■ **Stored data**
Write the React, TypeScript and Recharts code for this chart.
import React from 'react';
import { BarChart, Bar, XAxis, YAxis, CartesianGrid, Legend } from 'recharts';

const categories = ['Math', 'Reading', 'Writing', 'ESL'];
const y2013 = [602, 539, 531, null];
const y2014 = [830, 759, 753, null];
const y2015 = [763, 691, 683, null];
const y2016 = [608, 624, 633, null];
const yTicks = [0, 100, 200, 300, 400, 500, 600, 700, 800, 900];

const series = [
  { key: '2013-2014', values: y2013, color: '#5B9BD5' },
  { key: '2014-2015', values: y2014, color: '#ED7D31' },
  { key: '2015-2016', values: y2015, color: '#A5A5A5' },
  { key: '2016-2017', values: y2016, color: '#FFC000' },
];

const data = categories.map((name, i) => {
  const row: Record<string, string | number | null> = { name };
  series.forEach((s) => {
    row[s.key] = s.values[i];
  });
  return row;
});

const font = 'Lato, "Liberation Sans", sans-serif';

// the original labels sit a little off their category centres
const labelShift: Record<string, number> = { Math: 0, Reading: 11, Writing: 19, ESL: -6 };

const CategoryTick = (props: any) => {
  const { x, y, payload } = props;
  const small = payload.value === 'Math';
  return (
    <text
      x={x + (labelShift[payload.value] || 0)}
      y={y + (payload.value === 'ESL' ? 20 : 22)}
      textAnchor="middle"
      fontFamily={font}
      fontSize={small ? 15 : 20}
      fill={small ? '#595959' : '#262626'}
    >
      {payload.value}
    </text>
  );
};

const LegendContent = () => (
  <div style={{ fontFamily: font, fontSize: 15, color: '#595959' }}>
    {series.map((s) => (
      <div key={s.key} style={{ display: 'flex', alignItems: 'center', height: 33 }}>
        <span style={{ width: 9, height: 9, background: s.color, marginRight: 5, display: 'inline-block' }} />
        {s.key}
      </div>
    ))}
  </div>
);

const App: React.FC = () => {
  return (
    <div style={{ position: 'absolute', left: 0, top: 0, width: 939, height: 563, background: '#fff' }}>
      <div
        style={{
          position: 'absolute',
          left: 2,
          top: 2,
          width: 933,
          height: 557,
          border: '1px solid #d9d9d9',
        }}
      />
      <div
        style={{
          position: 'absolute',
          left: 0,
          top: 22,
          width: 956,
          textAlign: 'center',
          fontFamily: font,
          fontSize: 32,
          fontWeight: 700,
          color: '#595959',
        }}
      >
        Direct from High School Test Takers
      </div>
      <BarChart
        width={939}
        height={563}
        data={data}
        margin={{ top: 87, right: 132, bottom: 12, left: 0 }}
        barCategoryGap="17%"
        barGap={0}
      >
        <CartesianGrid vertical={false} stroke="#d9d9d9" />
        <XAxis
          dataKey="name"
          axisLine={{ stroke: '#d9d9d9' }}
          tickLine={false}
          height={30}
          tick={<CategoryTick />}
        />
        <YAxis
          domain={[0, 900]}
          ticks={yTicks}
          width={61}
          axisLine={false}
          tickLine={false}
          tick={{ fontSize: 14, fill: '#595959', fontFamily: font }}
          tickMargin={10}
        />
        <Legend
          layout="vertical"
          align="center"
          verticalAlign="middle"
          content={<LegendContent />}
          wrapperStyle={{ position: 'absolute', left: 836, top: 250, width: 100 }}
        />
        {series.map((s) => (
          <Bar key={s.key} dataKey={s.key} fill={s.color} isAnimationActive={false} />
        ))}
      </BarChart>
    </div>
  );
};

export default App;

■ **Work to do**
Emit, unaltered, the lines from the top of the listing down through the line that holds "YAxis, CartesianGrid, Legend"; emit nothing else.

■ **Response**
Write the React, TypeScript and Recharts code for this chart.
import React from 'react';
import { BarChart, Bar, XAxis, YAxis, CartesianGrid, Legend } from 'recharts';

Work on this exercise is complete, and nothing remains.